One narrative floating around recently is what bad shape Apple is in these days. APPL, perhaps, but not Apple. Yet, part of that narrative points out how Apple products are on sale. That seems true. But what is the truth?
Stores vs. Discounts
Historically, Apple isn’t a company with many sales. I do not recall a sale on any product at an Apple Store. Yet, the iPhone maker does have sales. They’re not official sales in the traditional sense. You’ll find some refurbished items on eBay and on the Apple Store online.
Look around. Many Apple retailers have sales. Over the past few months I’ve seen more sales than in years past– Mac, iPhone, iPad, Watch, HomePod, and others. Why? The retail industry works on supply and demand. When supply is tight and demand is high, higher prices rule. When supply is abundant and demand is low, lower prices rule.

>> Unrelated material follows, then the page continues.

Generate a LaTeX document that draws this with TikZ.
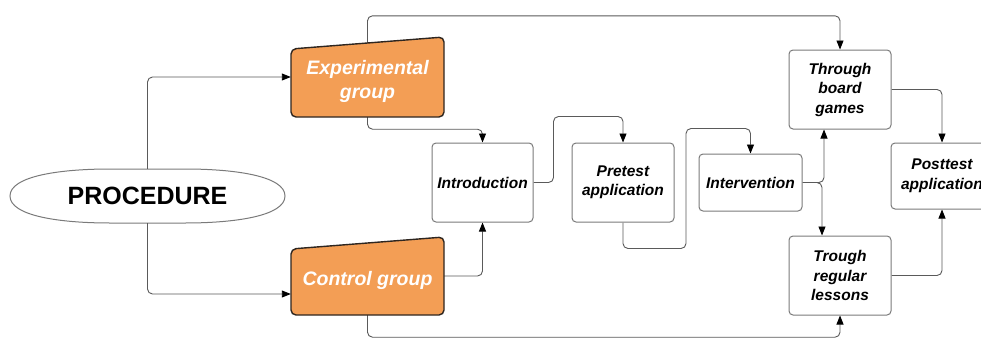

Apple compensates for those changes in supply and demand by allowing select retailers to sell various Apple products at a discount. During this past holiday season– and, to a certain extent– we saw those sales, promos, and discounts from a variety of retailers, including Amazon, Target, Best Buy, B&H, and other outlets; big box stores and online stores.
Why? Supply and demand. Supply was more abundant than demand so Apple does what every retailer does– sales, promos, and discounts.
Over the past year Apple has also increased prices. No. Wait. That’s wrong. I haven’t seen a Mac or iPad or iPhone increase in price. What I’ve seen is what you’ve seen. New models with new prices. They are not the same thing but they serve the same purpose. Higher prices benefit the company in many ways.
First, higher revenue (sales). Second, higher gross margins. Third, higher prices. Combined, Apple products with higher prices bring the company more revenue and profits.
What happens when supply is more abundant than demand?
Lower prices. But not lower prices at retail. Instead, Apple retreats from the so-called higher prices by adding sales, promos, and discounts to the retail chain. There’s another relationship going on that few pay attention to– lower prices often stimulate demand. Apple’s newer products have higher prices, but also more sales and higher discounts than in years past. Why? Demand is soft. Lower prices stimulate demand.
Yet, Apple products with higher price tags that then get sales and discounts still mean the company keeps higher gross margins, therefore, higher profits than competitors.
It’s math. Higher prices may have retreated here and there, but that still means higher gross margins, and that means profit remains.
Stock market disruption notwithstanding, not one of Apple’s competitors is in a similar position.